▶ [TASK STATEMENT]:
Set down each line of the data below exactly as it stands, dropping the pictures.

▶ [DATA SEGMENT]:

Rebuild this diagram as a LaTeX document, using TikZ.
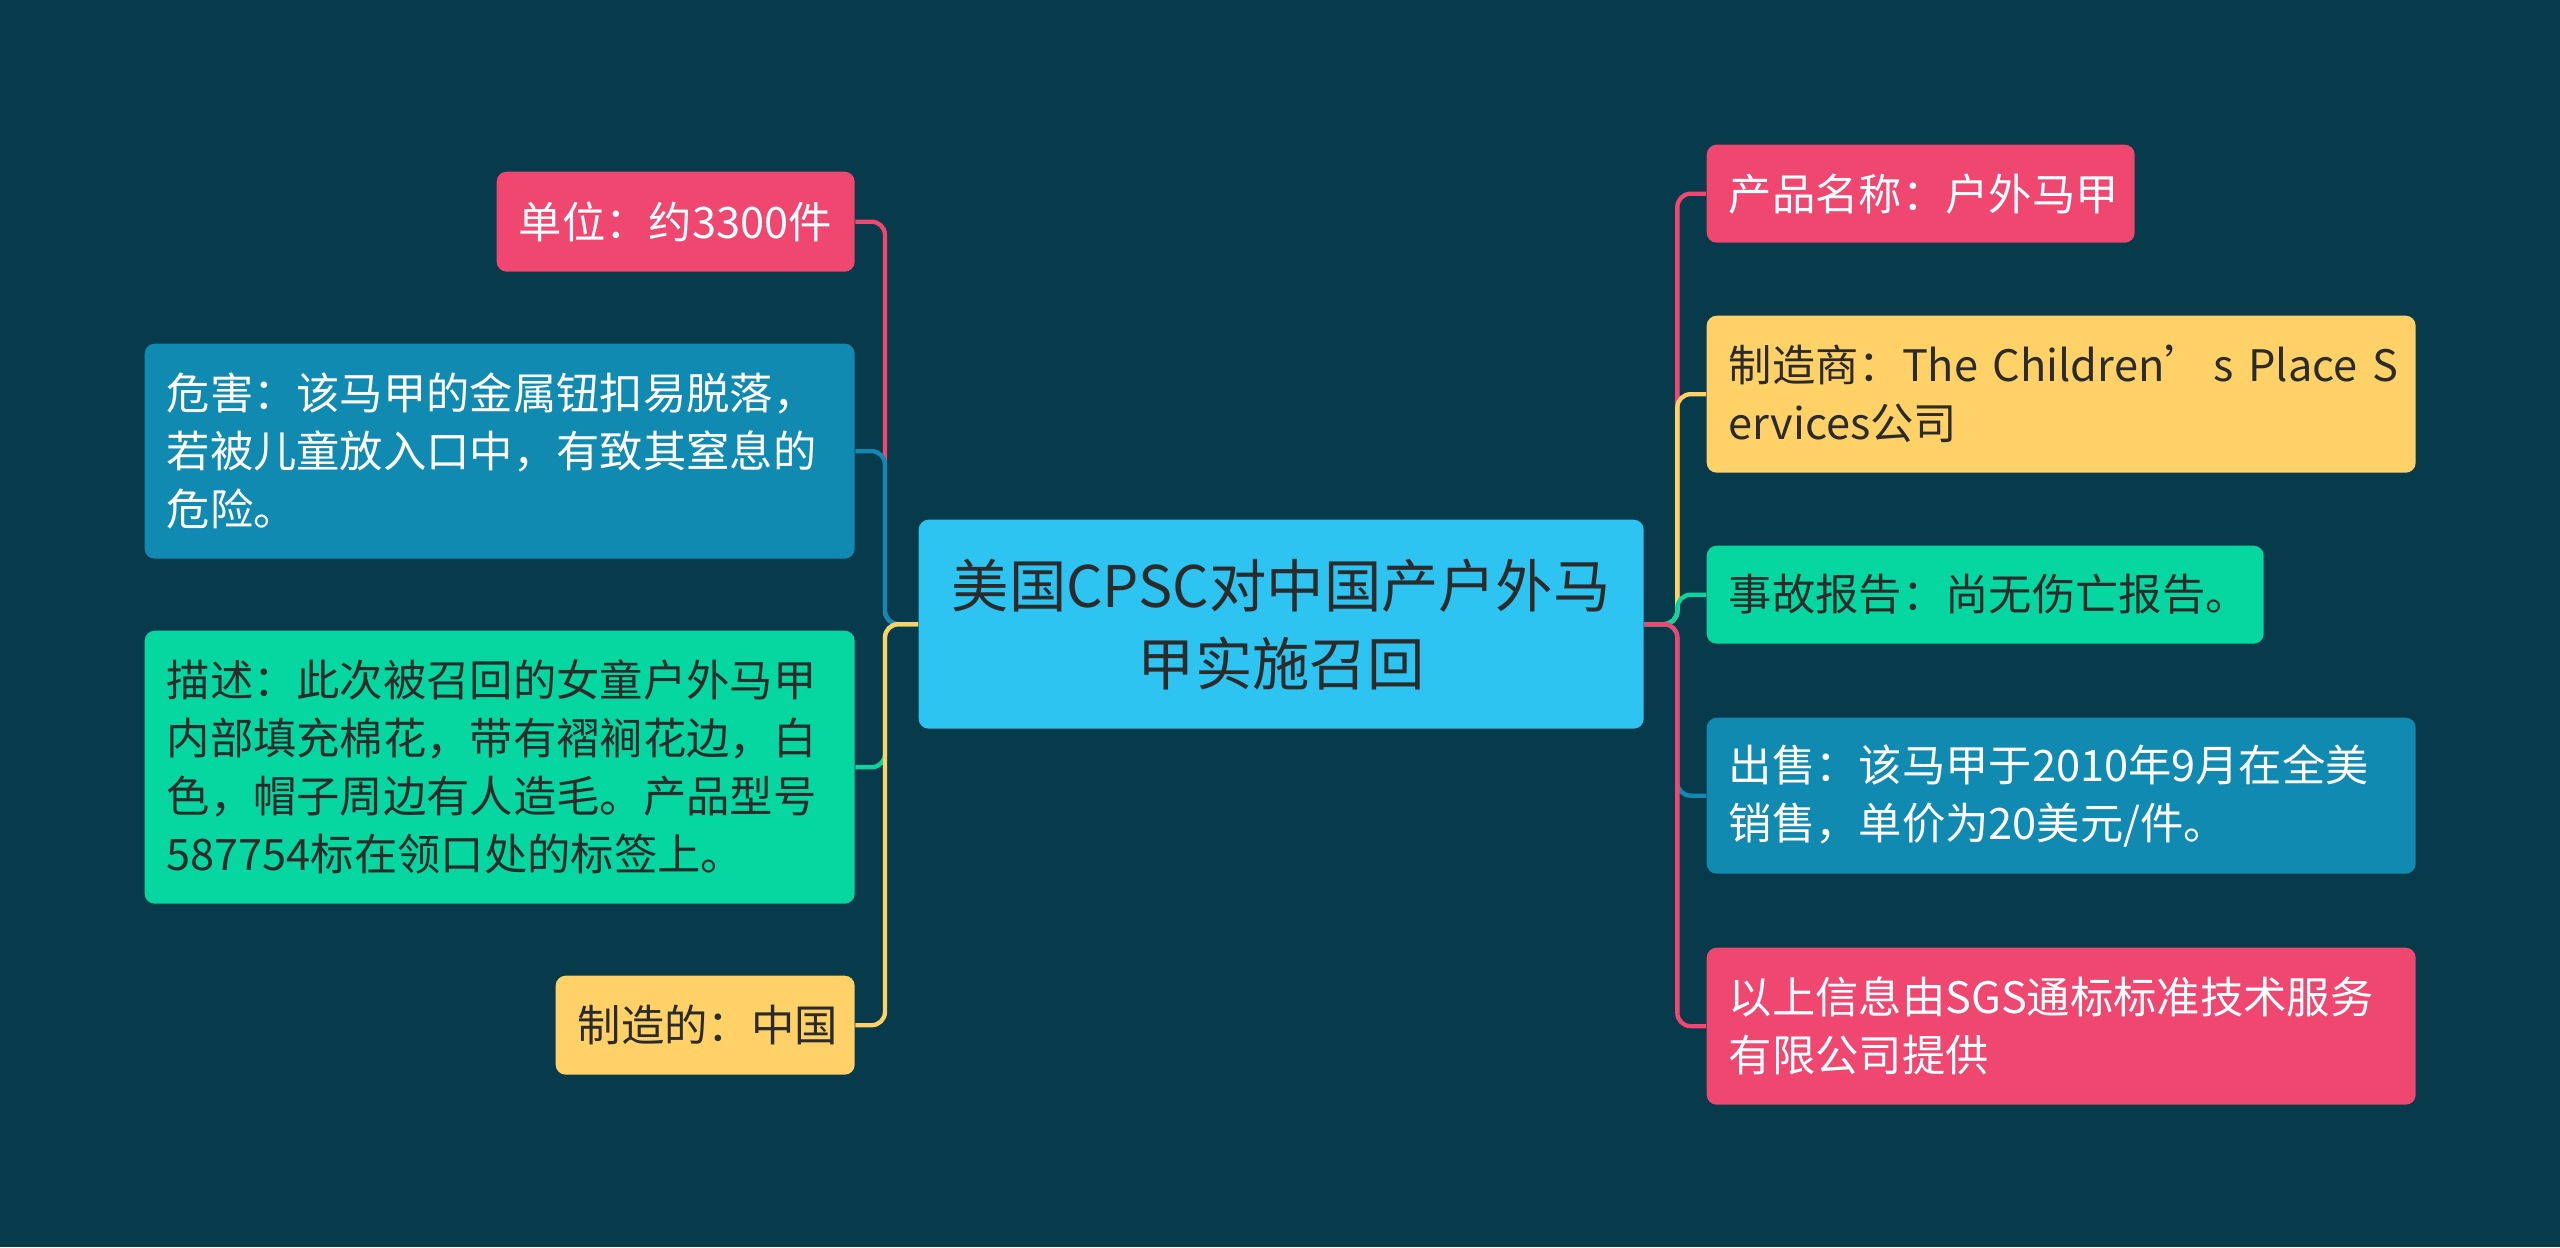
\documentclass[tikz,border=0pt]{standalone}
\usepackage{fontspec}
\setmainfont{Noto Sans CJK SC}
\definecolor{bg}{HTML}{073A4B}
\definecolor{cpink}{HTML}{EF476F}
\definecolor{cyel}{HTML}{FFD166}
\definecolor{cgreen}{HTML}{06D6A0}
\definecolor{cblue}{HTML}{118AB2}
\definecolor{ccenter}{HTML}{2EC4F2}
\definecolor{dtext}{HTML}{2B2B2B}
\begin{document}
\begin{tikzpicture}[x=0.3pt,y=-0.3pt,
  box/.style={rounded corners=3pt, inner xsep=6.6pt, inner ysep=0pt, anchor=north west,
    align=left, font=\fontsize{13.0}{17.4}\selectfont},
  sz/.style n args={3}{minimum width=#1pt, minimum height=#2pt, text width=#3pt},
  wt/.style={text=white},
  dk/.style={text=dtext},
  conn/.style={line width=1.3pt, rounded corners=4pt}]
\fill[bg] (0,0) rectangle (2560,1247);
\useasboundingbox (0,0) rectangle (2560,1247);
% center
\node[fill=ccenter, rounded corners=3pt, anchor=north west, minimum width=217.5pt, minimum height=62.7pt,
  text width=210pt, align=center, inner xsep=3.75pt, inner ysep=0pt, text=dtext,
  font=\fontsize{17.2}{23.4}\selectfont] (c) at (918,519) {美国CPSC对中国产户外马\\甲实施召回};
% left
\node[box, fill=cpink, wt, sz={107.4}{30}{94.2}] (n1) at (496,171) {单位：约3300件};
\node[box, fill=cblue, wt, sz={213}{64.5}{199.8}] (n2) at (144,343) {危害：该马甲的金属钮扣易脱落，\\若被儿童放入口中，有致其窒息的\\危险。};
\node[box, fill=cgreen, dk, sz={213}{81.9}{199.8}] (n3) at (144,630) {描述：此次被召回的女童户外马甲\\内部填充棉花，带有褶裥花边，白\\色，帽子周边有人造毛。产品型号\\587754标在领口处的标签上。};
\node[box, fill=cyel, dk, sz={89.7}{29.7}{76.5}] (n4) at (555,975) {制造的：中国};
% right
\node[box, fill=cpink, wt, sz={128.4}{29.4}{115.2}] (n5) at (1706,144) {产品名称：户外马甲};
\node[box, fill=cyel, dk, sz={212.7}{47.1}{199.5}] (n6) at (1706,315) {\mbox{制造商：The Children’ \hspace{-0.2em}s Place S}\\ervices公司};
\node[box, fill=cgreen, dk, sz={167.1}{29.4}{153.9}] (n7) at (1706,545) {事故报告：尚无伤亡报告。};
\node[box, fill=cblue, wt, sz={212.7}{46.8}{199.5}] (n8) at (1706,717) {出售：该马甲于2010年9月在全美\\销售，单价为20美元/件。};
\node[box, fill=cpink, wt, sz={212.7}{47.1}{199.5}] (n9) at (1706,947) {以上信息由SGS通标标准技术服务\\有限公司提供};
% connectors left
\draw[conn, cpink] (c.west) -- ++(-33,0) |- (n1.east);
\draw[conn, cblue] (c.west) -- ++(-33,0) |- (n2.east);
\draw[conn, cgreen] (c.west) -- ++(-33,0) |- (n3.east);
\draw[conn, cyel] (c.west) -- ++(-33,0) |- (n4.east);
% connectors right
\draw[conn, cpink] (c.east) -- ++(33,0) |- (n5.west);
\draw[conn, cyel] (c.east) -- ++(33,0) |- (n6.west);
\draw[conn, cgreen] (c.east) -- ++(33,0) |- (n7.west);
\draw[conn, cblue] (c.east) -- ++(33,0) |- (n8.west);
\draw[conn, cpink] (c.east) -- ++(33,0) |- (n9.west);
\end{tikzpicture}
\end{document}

▶ [TASK SOLUTION]:
Rebuild this diagram as a LaTeX document, using TikZ.
\documentclass[tikz,border=0pt]{standalone}
\usepackage{fontspec}
\setmainfont{Noto Sans CJK SC}
\definecolor{bg}{HTML}{073A4B}
\definecolor{cpink}{HTML}{EF476F}
\definecolor{cyel}{HTML}{FFD166}
\definecolor{cgreen}{HTML}{06D6A0}
\definecolor{cblue}{HTML}{118AB2}
\definecolor{ccenter}{HTML}{2EC4F2}
\definecolor{dtext}{HTML}{2B2B2B}
\begin{document}
\begin{tikzpicture}[x=0.3pt,y=-0.3pt,
  box/.style={rounded corners=3pt, inner xsep=6.6pt, inner ysep=0pt, anchor=north west,
    align=left, font=\fontsize{13.0}{17.4}\selectfont},
  sz/.style n args={3}{minimum width=#1pt, minimum height=#2pt, text width=#3pt},
  wt/.style={text=white},
  dk/.style={text=dtext},
  conn/.style={line width=1.3pt, rounded corners=4pt}]
\fill[bg] (0,0) rectangle (2560,1247);
\useasboundingbox (0,0) rectangle (2560,1247);
% center
\node[fill=ccenter, rounded corners=3pt, anchor=north west, minimum width=217.5pt, minimum height=62.7pt,
  text width=210pt, align=center, inner xsep=3.75pt, inner ysep=0pt, text=dtext,
  font=\fontsize{17.2}{23.4}\selectfont] (c) at (918,519) {美国CPSC对中国产户外马\\甲实施召回};
% left
\node[box, fill=cpink, wt, sz={107.4}{30}{94.2}] (n1) at (496,171) {单位：约3300件};
\node[box, fill=cblue, wt, sz={213}{64.5}{199.8}] (n2) at (144,343) {危害：该马甲的金属钮扣易脱落，\\若被儿童放入口中，有致其窒息的\\危险。};
\node[box, fill=cgreen, dk, sz={213}{81.9}{199.8}] (n3) at (144,630) {描述：此次被召回的女童户外马甲\\内部填充棉花，带有褶裥花边，白\\色，帽子周边有人造毛。产品型号\\587754标在领口处的标签上。};
\node[box, fill=cyel, dk, sz={89.7}{29.7}{76.5}] (n4) at (555,975) {制造的：中国};
% right
\node[box, fill=cpink, wt, sz={128.4}{29.4}{115.2}] (n5) at (1706,144) {产品名称：户外马甲};
\node[box, fill=cyel, dk, sz={212.7}{47.1}{199.5}] (n6) at (1706,315) {\mbox{制造商：The Children’ \hspace{-0.2em}s Place S}\\ervices公司};
\node[box, fill=cgreen, dk, sz={167.1}{29.4}{153.9}] (n7) at (1706,545) {事故报告：尚无伤亡报告。};
\node[box, fill=cblue, wt, sz={212.7}{46.8}{199.5}] (n8) at (1706,717) {出售：该马甲于2010年9月在全美\\销售，单价为20美元/件。};
\node[box, fill=cpink, wt, sz={212.7}{47.1}{199.5}] (n9) at (1706,947) {以上信息由SGS通标标准技术服务\\有限公司提供};
% connectors left
\draw[conn, cpink] (c.west) -- ++(-33,0) |- (n1.east);
\draw[conn, cblue] (c.west) -- ++(-33,0) |- (n2.east);
\draw[conn, cgreen] (c.west) -- ++(-33,0) |- (n3.east);
\draw[conn, cyel] (c.west) -- ++(-33,0) |- (n4.east);
% connectors right
\draw[conn, cpink] (c.east) -- ++(33,0) |- (n5.west);
\draw[conn, cyel] (c.east) -- ++(33,0) |- (n6.west);
\draw[conn, cgreen] (c.east) -- ++(33,0) |- (n7.west);
\draw[conn, cblue] (c.east) -- ++(33,0) |- (n8.west);
\draw[conn, cpink] (c.east) -- ++(33,0) |- (n9.west);
\end{tikzpicture}
\end{document}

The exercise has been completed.